> _EXERCISE OBJECTIVE_: Copy out the records in full, word for word, without pictures.

> _DATA PROVIDED_:
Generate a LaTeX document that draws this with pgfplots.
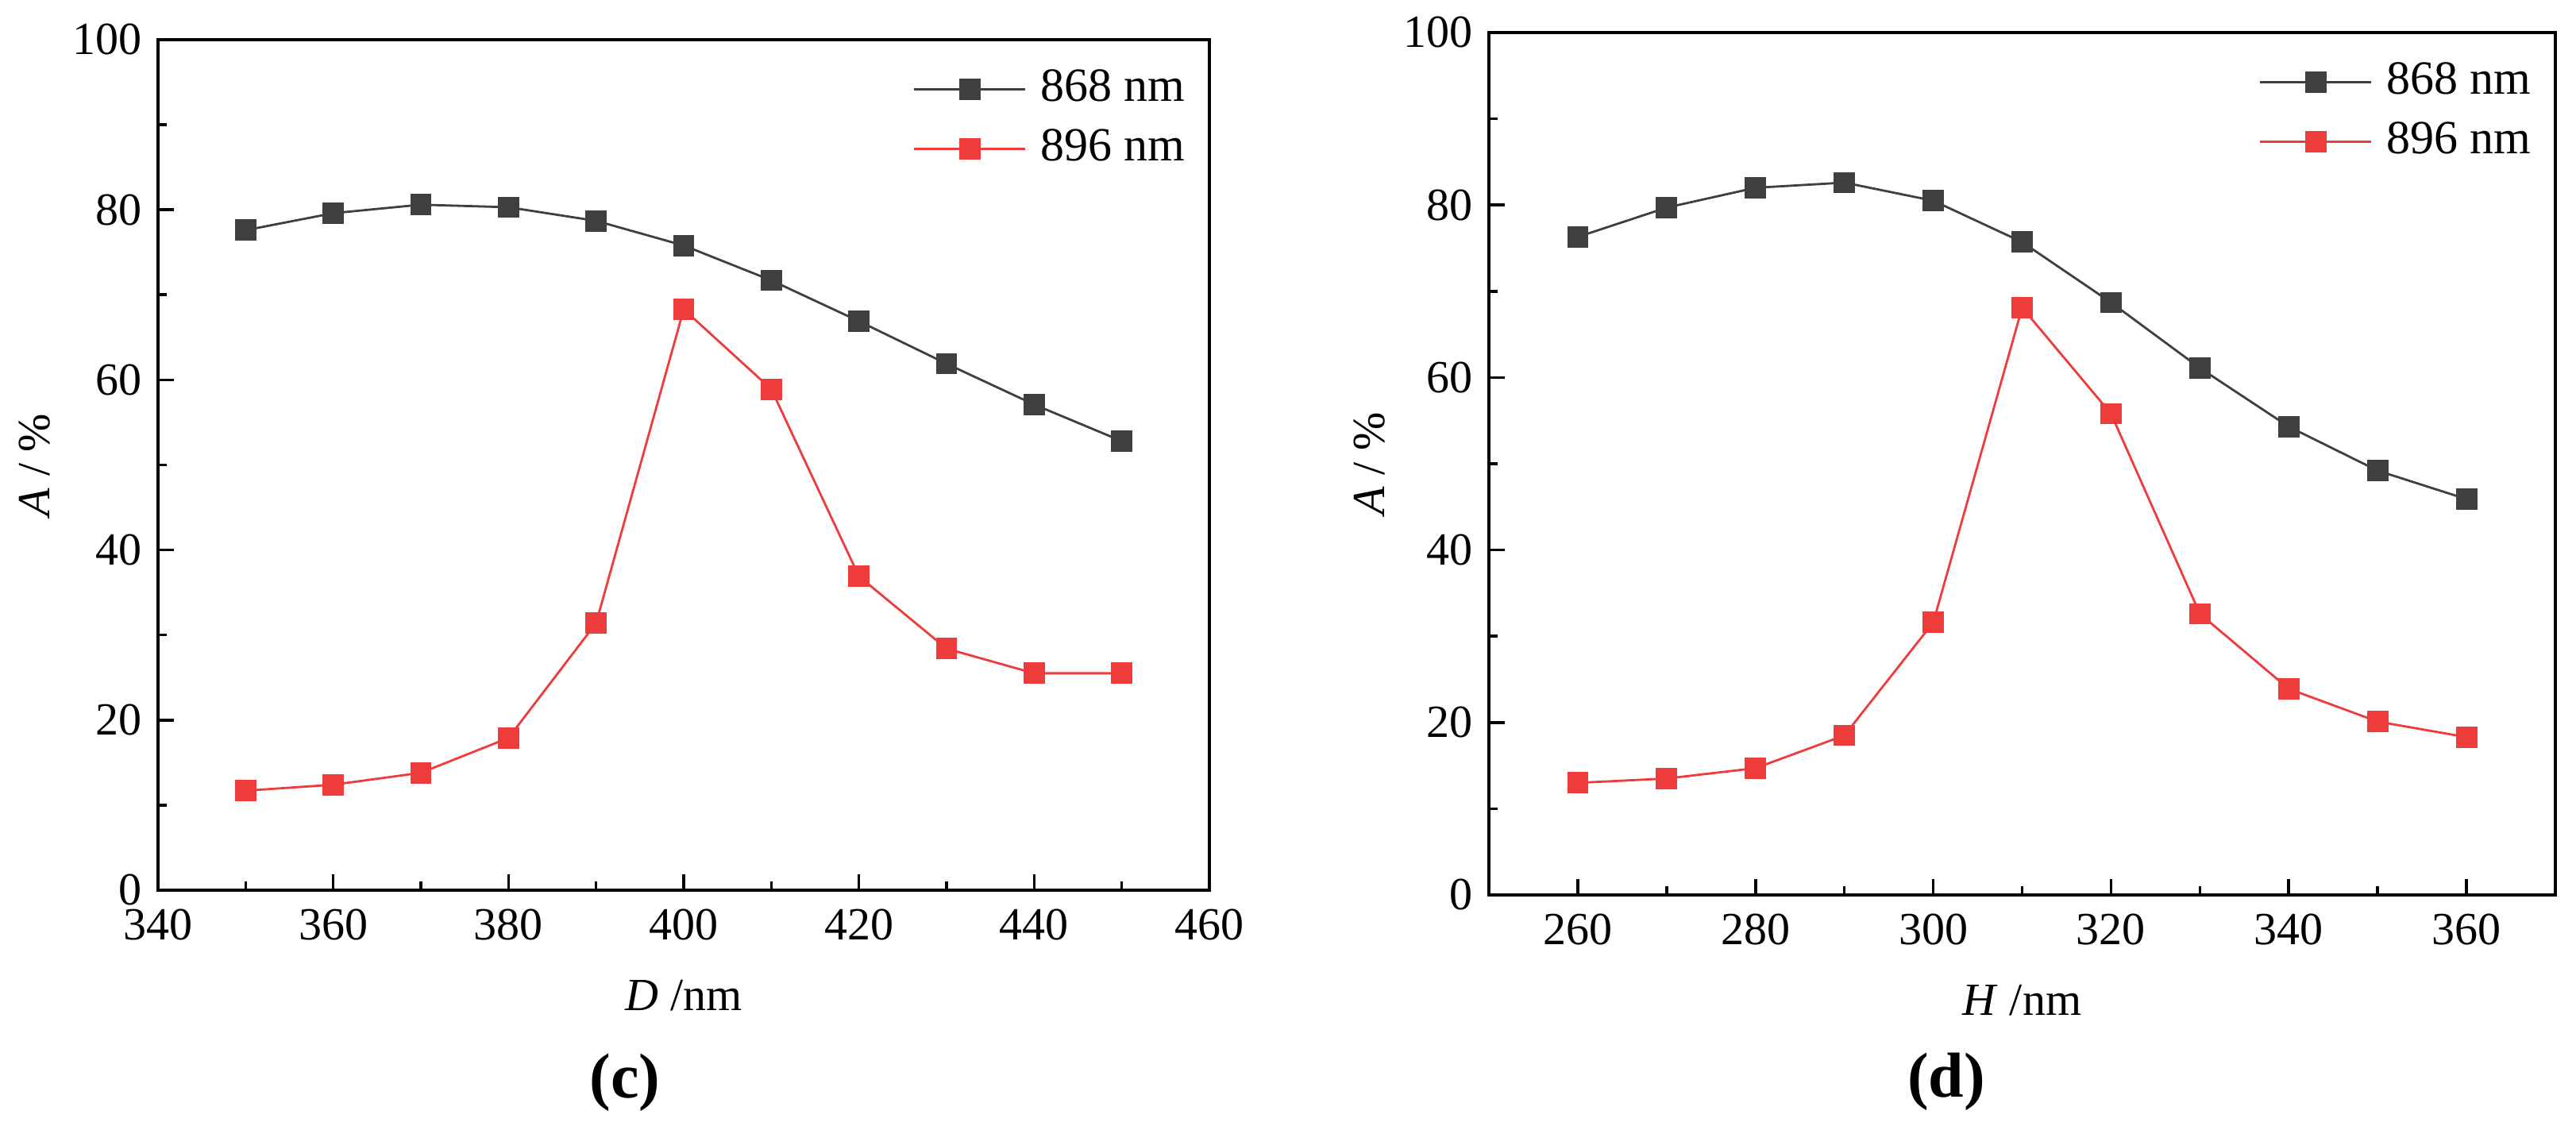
\documentclass[border=0pt]{standalone}
\usepackage{fontspec}
\setmainfont{Liberation Serif}
\usepackage{pgfplots}
\pgfplotsset{compat=1.18}
\definecolor{cblack}{HTML}{3F3F3F}
\definecolor{cred}{HTML}{EE3B3B}

\pgfplotsset{
 myaxis/.style={
  scale only axis,
  axis line style={line width=0.9pt},
  tick style={line width=0.9pt, black},
  tick align=inside,
  xtick pos=bottom, ytick pos=left,
  major tick length=5pt, minor tick length=2.7pt,
  minor x tick num=1, minor y tick num=1,
  ymin=0, ymax=100, ytick={0,20,...,100},
  tick label style={font=\fontsize{14.5}{16.5}\selectfont},
  /pgf/number format/assume math mode=true,
  /pgf/number format/1000 sep={},
  yticklabel style={xshift=-1.6pt},
  xticklabel style={yshift=-2.5pt},
  label style={font=\fontsize{14.5}{16.5}\selectfont},
  xlabel style={at={(axis description cs:0.5,0)}, anchor=base, yshift=-38pt},
  legend style={draw=none, fill=none, at={(1,1)}, anchor=north east,
     xshift=-5.5pt, yshift=-6.75pt, inner sep=0pt,
     font=\fontsize{15}{17}\selectfont,
     nodes={inner sep=2pt, text height=10.5pt, text depth=3pt}, row sep=1.25pt,
     column sep=2.5pt},
  legend cell align=left,
  legend image code/.code={\draw[mark repeat=2,mark phase=2,##1] plot coordinates {(0pt,0pt) (17.5pt,0pt) (35pt,0pt)};},
 },
 blk/.style={color=cblack, line width=0.7pt, mark=square*, mark size=3pt, mark options={solid}},
 rd/.style={color=cred, line width=0.7pt, mark=square*, mark size=3pt, mark options={solid}},
}

\begin{document}
\begin{tikzpicture}
\useasboundingbox (0,0) rectangle (811pt,355.75pt);

\begin{axis}[myaxis,
  at={(49.75pt,75.5pt)}, anchor=south west,
  width=331pt, height=267.75pt,
  xmin=340, xmax=460, xtick={340,360,...,460},
  xlabel={\textit{D} /nm},
  ylabel={\textit{A} / \%},
  ylabel style={at={(axis description cs:-0.117,0.5)}, anchor=center},
]
\addplot[blk] coordinates {
(350,77.6) (360,79.6) (370,80.6) (380,80.3) (390,78.7) (400,75.8)
(410,71.7) (420,66.9) (430,61.9) (440,57.1) (450,52.8)};
\addlegendentry{868 nm}
\addplot[rd] coordinates {
(350,11.7) (360,12.4) (370,13.8) (380,17.9) (390,31.4) (400,68.3)
(410,58.9) (420,36.9) (430,28.4) (440,25.5) (450,25.5)};
\addlegendentry{896 nm}
\end{axis}

\begin{axis}[myaxis,
  at={(468.75pt,74pt)}, anchor=south west,
  width=335.75pt, height=271.5pt,
  xmin=250, xmax=370, xtick={260,280,...,360},
  xlabel={\textit{H} /nm},
  ylabel={\textit{A} / \%},
  ylabel style={at={(axis description cs:-0.112,0.5)}, anchor=center},
]
\addplot[blk] coordinates {
(260,76.3) (270,79.7) (280,82.0) (290,82.6) (300,80.5) (310,75.7)
(320,68.7) (330,61.1) (340,54.3) (350,49.2) (360,45.9)};
\addlegendentry{868 nm}
\addplot[rd] coordinates {
(260,13.0) (270,13.5) (280,14.7) (290,18.5) (300,31.6) (310,68.1)
(320,55.8) (330,32.6) (340,23.9) (350,20.1) (360,18.3)};
\addlegendentry{896 nm}
\end{axis}

\node[anchor=base] at (196.75pt,10pt) {\fontsize{20}{24}\selectfont\bfseries (c)};
\node[anchor=base] at (612.75pt,10.25pt) {\fontsize{20}{24}\selectfont\bfseries (d)};
\end{tikzpicture}
\end{document}
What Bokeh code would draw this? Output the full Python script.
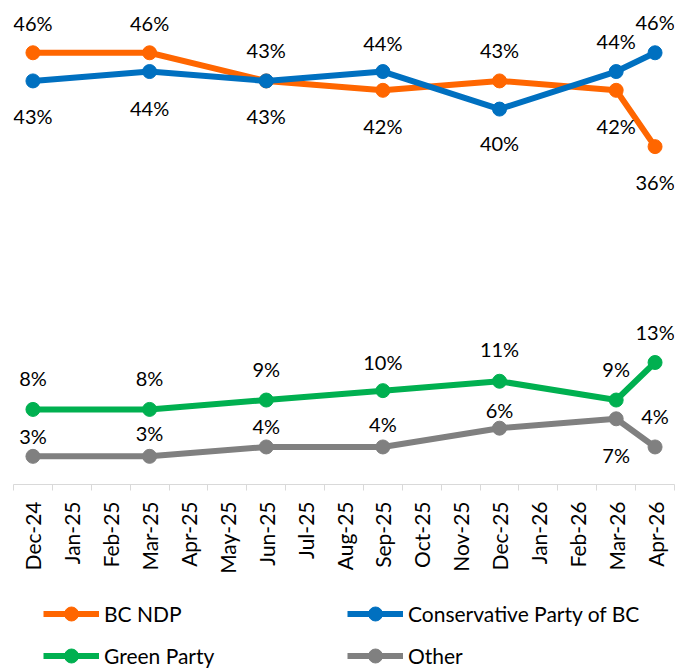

> _RESULT OF THE EXERCISE_:
Generate a LaTeX document that draws this with pgfplots.
\documentclass[border=0pt]{standalone}
\usepackage{fontspec}
\setmainfont{Liberation Serif}
\usepackage{pgfplots}
\pgfplotsset{compat=1.18}
\definecolor{cblack}{HTML}{3F3F3F}
\definecolor{cred}{HTML}{EE3B3B}

\pgfplotsset{
 myaxis/.style={
  scale only axis,
  axis line style={line width=0.9pt},
  tick style={line width=0.9pt, black},
  tick align=inside,
  xtick pos=bottom, ytick pos=left,
  major tick length=5pt, minor tick length=2.7pt,
  minor x tick num=1, minor y tick num=1,
  ymin=0, ymax=100, ytick={0,20,...,100},
  tick label style={font=\fontsize{14.5}{16.5}\selectfont},
  /pgf/number format/assume math mode=true,
  /pgf/number format/1000 sep={},
  yticklabel style={xshift=-1.6pt},
  xticklabel style={yshift=-2.5pt},
  label style={font=\fontsize{14.5}{16.5}\selectfont},
  xlabel style={at={(axis description cs:0.5,0)}, anchor=base, yshift=-38pt},
  legend style={draw=none, fill=none, at={(1,1)}, anchor=north east,
     xshift=-5.5pt, yshift=-6.75pt, inner sep=0pt,
     font=\fontsize{15}{17}\selectfont,
     nodes={inner sep=2pt, text height=10.5pt, text depth=3pt}, row sep=1.25pt,
     column sep=2.5pt},
  legend cell align=left,
  legend image code/.code={\draw[mark repeat=2,mark phase=2,##1] plot coordinates {(0pt,0pt) (17.5pt,0pt) (35pt,0pt)};},
 },
 blk/.style={color=cblack, line width=0.7pt, mark=square*, mark size=3pt, mark options={solid}},
 rd/.style={color=cred, line width=0.7pt, mark=square*, mark size=3pt, mark options={solid}},
}

\begin{document}
\begin{tikzpicture}
\useasboundingbox (0,0) rectangle (811pt,355.75pt);

\begin{axis}[myaxis,
  at={(49.75pt,75.5pt)}, anchor=south west,
  width=331pt, height=267.75pt,
  xmin=340, xmax=460, xtick={340,360,...,460},
  xlabel={\textit{D} /nm},
  ylabel={\textit{A} / \%},
  ylabel style={at={(axis description cs:-0.117,0.5)}, anchor=center},
]
\addplot[blk] coordinates {
(350,77.6) (360,79.6) (370,80.6) (380,80.3) (390,78.7) (400,75.8)
(410,71.7) (420,66.9) (430,61.9) (440,57.1) (450,52.8)};
\addlegendentry{868 nm}
\addplot[rd] coordinates {
(350,11.7) (360,12.4) (370,13.8) (380,17.9) (390,31.4) (400,68.3)
(410,58.9) (420,36.9) (430,28.4) (440,25.5) (450,25.5)};
\addlegendentry{896 nm}
\end{axis}

\begin{axis}[myaxis,
  at={(468.75pt,74pt)}, anchor=south west,
  width=335.75pt, height=271.5pt,
  xmin=250, xmax=370, xtick={260,280,...,360},
  xlabel={\textit{H} /nm},
  ylabel={\textit{A} / \%},
  ylabel style={at={(axis description cs:-0.112,0.5)}, anchor=center},
]
\addplot[blk] coordinates {
(260,76.3) (270,79.7) (280,82.0) (290,82.6) (300,80.5) (310,75.7)
(320,68.7) (330,61.1) (340,54.3) (350,49.2) (360,45.9)};
\addlegendentry{868 nm}
\addplot[rd] coordinates {
(260,13.0) (270,13.5) (280,14.7) (290,18.5) (300,31.6) (310,68.1)
(320,55.8) (330,32.6) (340,23.9) (350,20.1) (360,18.3)};
\addlegendentry{896 nm}
\end{axis}

\node[anchor=base] at (196.75pt,10pt) {\fontsize{20}{24}\selectfont\bfseries (c)};
\node[anchor=base] at (612.75pt,10.25pt) {\fontsize{20}{24}\selectfont\bfseries (d)};
\end{tikzpicture}
\end{document}
What Bokeh code would draw this? Output the full Python script.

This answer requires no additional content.